Hi Northie from a fellow Hills resident :)

If you're aiming for maximum value then do your own research into the latest comparable sales (buy data, look up sales on the main RE sites, ring REA's etc) drive around and physically see the properties you believe are directly comparable to yours.
Be prepared and able to substantiate your opinion of value if/when the valuer returns a figure that you're not less than satisfied with. I say this because when I got my Hills PPOR revalued for a refinance in past years, the valuation came back lower than anticipated and I was able to put forward my argument for a higher valuation successfully. The comps he used were on busier roads, in one case smaller by a bedroom and another was at least 20yrs older than my place.

Yes, the market has changed and things aren't as fast moving now as they were back then but if the valuation doesn't go your way you can always discard it and try to get a higher price regardless.

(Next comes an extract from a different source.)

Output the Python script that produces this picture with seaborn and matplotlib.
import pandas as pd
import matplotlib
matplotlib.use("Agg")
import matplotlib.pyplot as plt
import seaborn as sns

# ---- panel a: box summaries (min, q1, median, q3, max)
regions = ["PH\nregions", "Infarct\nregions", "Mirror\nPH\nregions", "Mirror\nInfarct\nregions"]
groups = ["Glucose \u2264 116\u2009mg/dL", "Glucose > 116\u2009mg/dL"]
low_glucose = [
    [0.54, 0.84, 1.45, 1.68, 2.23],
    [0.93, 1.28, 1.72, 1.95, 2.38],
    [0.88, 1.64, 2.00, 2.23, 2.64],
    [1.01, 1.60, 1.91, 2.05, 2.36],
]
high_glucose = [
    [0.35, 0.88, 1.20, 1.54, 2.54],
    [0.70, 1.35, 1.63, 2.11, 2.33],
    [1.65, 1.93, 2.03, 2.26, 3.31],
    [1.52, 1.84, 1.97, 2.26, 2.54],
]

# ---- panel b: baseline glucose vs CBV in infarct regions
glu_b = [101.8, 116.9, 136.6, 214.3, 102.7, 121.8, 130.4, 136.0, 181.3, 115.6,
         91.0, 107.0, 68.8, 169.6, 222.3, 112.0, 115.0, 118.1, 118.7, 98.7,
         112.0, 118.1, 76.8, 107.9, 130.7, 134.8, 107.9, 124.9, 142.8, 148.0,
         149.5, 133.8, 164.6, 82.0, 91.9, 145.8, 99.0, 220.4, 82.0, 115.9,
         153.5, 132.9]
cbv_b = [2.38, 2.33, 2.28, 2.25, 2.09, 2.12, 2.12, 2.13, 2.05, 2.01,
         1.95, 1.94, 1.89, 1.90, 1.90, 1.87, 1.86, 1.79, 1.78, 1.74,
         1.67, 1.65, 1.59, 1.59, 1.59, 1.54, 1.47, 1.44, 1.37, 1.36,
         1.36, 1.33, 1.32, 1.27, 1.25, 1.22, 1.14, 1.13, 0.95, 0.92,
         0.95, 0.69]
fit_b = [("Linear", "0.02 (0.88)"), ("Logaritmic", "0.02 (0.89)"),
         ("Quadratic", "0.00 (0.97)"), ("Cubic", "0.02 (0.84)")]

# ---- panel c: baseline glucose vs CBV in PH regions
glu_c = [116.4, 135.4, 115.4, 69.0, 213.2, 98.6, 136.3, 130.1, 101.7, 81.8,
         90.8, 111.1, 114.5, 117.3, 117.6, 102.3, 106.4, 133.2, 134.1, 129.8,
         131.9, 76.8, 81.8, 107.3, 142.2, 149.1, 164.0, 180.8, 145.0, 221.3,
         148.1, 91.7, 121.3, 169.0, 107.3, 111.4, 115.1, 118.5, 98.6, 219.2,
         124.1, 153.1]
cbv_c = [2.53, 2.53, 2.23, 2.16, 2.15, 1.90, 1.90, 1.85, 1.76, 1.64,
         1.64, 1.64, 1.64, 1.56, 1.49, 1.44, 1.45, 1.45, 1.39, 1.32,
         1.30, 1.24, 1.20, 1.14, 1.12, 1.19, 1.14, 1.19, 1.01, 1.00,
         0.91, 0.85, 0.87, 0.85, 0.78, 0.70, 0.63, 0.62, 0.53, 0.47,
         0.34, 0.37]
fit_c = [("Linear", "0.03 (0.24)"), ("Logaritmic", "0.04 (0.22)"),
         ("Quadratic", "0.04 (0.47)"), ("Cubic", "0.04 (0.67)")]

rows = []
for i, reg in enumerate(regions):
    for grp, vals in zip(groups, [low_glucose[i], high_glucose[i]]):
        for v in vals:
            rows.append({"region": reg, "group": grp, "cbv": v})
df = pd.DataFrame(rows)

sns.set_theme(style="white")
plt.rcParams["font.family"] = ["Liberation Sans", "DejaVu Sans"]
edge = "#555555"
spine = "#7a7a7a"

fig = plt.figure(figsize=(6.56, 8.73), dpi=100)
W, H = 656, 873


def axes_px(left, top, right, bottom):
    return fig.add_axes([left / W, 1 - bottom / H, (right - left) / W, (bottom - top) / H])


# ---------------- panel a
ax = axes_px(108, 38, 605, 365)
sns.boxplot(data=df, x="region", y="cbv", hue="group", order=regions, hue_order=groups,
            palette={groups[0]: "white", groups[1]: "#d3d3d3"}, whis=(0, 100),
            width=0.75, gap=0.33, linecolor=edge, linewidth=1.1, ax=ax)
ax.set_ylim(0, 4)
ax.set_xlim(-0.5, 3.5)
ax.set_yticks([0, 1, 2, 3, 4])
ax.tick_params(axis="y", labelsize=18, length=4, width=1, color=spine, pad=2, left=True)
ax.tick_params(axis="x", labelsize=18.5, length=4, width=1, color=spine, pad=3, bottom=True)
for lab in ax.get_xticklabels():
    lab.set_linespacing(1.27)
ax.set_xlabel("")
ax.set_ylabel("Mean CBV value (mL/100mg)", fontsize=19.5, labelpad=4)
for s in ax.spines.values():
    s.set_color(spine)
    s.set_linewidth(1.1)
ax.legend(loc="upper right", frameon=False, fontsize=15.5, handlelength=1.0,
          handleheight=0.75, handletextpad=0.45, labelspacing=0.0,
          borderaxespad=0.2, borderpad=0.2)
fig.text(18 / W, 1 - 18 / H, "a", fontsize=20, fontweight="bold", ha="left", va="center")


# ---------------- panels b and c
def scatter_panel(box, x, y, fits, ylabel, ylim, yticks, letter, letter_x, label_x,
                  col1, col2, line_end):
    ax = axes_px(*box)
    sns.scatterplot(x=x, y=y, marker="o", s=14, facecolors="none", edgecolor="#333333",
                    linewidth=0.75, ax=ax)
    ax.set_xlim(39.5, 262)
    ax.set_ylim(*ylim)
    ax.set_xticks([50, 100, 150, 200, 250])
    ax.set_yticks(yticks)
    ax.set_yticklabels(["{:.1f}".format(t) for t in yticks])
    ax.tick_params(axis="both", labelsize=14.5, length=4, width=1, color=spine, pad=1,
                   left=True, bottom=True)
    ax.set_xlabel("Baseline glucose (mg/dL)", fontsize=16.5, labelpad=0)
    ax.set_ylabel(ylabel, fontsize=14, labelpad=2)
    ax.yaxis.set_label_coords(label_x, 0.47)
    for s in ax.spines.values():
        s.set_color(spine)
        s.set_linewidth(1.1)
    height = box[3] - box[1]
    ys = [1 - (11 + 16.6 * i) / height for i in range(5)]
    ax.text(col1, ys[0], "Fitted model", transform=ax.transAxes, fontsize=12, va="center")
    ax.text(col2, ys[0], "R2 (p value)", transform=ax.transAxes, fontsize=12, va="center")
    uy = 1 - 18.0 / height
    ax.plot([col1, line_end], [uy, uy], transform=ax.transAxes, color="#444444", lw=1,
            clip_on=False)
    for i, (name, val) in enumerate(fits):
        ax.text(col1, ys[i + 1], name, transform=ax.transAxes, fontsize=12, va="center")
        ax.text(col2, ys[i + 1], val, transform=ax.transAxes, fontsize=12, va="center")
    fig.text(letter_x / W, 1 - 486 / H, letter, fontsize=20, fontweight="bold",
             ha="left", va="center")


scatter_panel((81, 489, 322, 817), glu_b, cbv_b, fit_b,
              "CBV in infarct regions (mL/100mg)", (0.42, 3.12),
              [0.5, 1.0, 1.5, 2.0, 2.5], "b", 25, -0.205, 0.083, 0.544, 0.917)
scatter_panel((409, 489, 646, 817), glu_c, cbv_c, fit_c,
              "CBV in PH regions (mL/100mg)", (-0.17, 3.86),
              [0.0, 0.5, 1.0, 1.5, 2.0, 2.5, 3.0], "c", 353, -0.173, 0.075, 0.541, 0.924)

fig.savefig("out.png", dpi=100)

Just don't go too far the other way and overprice or else you'll be stuck with a stale property that won't sell for months.

Are you selling yourself? I did and ended up getting full asking price in Baulkham Hills so best of luck :)
 
I just asked for what a valuation came in on one of our properties in Cairns. I cant comphrehend how the figures come in at as it is valued for less than loan amount??but we have had the loan approved to build a brand new house just down the road from the one valued which we buil a year ago.????. Basically if loan not approved I would of submitted previous sales in area, there has only been two in same area and we bought them!!!:eek:
You cant build a 4 bedroom 2 bathroom home on the northern beaches for under $400,000.00.So how can a valuation comes in under $350,000:confused:
 
Is there a buffer built into a valuer's valuation (vs expected sale price) to protect their legal liability?
If so is there a rule of thumb on the size of the buffer? 5%? 10%?